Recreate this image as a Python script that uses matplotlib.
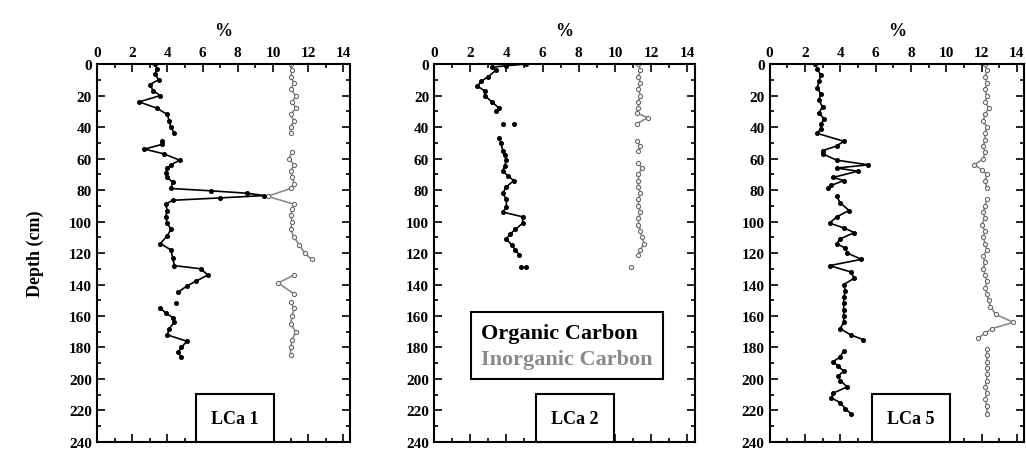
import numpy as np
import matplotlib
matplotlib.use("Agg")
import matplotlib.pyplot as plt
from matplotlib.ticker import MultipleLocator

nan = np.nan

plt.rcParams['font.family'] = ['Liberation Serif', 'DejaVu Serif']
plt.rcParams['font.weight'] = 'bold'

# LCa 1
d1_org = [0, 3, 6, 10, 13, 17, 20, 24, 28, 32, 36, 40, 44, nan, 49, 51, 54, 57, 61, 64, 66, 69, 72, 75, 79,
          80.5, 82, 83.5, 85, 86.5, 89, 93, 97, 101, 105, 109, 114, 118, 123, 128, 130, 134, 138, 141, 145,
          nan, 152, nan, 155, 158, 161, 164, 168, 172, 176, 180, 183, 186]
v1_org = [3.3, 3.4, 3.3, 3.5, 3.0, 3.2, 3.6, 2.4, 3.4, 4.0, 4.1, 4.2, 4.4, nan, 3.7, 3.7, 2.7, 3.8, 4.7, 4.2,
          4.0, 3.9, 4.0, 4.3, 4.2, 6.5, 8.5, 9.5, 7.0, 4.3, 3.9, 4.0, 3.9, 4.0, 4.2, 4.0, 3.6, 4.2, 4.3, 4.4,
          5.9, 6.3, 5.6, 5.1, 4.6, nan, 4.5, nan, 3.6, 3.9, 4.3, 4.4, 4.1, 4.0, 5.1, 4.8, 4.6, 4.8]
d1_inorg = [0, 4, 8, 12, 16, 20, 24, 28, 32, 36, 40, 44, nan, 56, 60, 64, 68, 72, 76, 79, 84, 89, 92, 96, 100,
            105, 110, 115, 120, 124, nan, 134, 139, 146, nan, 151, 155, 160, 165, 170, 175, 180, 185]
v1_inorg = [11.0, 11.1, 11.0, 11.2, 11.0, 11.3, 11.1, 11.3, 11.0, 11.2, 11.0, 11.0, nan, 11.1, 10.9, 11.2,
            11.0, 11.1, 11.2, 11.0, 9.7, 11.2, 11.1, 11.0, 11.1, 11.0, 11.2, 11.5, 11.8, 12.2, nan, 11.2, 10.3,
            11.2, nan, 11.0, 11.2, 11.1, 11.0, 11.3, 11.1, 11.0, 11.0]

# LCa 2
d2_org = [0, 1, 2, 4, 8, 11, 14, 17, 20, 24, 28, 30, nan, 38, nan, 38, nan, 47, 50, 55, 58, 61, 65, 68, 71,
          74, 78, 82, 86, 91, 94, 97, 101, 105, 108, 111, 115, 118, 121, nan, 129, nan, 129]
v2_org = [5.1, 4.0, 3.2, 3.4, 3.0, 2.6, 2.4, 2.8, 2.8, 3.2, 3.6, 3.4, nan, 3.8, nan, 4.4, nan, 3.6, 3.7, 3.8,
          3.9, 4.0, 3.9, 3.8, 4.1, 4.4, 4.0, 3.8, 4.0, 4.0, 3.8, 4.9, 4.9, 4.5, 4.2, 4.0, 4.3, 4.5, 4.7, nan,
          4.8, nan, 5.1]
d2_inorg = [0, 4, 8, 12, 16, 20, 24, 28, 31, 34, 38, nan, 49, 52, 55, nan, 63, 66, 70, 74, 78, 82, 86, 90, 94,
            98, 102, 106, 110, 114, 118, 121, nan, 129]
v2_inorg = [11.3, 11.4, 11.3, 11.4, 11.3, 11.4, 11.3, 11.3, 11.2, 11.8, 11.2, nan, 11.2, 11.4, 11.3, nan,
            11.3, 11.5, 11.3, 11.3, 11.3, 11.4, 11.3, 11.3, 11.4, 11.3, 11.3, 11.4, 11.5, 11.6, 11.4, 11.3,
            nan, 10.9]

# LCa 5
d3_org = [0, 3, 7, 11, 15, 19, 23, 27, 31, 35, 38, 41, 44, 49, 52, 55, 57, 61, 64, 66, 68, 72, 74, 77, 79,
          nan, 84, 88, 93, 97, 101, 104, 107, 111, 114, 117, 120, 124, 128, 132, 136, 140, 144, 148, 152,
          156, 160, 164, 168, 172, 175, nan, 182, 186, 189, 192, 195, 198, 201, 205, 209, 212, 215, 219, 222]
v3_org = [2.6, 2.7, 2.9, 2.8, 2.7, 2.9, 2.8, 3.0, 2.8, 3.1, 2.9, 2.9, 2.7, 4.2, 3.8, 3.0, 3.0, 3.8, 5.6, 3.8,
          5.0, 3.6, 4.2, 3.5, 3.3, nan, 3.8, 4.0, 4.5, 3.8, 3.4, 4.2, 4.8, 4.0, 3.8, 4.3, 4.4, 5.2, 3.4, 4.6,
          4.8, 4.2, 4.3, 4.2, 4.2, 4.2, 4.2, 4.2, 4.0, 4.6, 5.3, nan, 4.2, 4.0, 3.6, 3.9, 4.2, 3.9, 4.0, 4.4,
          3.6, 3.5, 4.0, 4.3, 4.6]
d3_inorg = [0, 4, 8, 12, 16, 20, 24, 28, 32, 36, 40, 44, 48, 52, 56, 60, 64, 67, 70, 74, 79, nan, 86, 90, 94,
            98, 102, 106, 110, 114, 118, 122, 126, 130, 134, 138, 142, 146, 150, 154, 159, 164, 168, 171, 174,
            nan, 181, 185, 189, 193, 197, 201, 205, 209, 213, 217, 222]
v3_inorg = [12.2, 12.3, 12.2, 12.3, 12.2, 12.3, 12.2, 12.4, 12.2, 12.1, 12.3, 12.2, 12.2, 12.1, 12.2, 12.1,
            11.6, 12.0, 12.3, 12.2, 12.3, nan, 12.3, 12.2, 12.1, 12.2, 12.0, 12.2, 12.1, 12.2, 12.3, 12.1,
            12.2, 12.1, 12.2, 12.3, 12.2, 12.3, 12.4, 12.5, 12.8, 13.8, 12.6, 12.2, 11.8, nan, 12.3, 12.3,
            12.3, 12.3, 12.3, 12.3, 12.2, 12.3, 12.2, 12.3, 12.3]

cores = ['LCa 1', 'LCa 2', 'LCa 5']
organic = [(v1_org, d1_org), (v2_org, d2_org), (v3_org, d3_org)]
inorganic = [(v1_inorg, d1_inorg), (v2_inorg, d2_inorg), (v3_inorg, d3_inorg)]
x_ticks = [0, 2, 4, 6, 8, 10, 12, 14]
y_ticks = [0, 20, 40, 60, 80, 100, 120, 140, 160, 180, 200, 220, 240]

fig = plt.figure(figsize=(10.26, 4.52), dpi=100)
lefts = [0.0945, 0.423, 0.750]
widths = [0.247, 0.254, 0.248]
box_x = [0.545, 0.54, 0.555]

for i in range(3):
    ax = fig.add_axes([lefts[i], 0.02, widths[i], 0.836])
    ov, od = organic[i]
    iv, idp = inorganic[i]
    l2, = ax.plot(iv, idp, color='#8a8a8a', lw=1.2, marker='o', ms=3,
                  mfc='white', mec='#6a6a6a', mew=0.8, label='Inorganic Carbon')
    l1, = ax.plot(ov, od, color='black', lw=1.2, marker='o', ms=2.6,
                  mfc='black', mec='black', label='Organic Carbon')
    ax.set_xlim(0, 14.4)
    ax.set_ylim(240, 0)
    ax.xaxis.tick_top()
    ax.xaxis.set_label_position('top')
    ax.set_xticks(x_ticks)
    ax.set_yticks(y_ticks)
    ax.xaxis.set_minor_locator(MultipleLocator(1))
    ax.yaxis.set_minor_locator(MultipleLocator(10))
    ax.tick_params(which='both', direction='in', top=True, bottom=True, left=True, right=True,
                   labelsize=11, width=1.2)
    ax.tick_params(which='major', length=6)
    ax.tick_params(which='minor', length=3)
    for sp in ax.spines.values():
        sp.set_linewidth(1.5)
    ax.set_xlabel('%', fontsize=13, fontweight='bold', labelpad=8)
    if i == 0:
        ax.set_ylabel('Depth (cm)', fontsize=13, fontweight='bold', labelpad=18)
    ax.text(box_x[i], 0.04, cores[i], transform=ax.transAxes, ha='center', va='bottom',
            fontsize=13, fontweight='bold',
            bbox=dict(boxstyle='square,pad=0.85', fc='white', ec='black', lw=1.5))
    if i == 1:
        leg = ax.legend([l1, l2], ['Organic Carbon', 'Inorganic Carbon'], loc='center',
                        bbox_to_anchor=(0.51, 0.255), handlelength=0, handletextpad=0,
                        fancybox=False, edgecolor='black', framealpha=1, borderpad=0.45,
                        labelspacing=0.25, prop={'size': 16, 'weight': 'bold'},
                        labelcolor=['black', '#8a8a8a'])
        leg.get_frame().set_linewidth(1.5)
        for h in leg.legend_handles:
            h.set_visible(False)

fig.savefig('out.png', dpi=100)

# # #

» **The task**
Every line from the top of the material above through the line with "plt.rcParams['font.weight'] = 'bold'" should be duplicated exactly, please; leave out the pictures.

» **Solution to this task**
Recreate this image as a Python script that uses matplotlib.
import numpy as np
import matplotlib
matplotlib.use("Agg")
import matplotlib.pyplot as plt
from matplotlib.ticker import MultipleLocator

nan = np.nan

plt.rcParams['font.family'] = ['Liberation Serif', 'DejaVu Serif']
plt.rcParams['font.weight'] = 'bold'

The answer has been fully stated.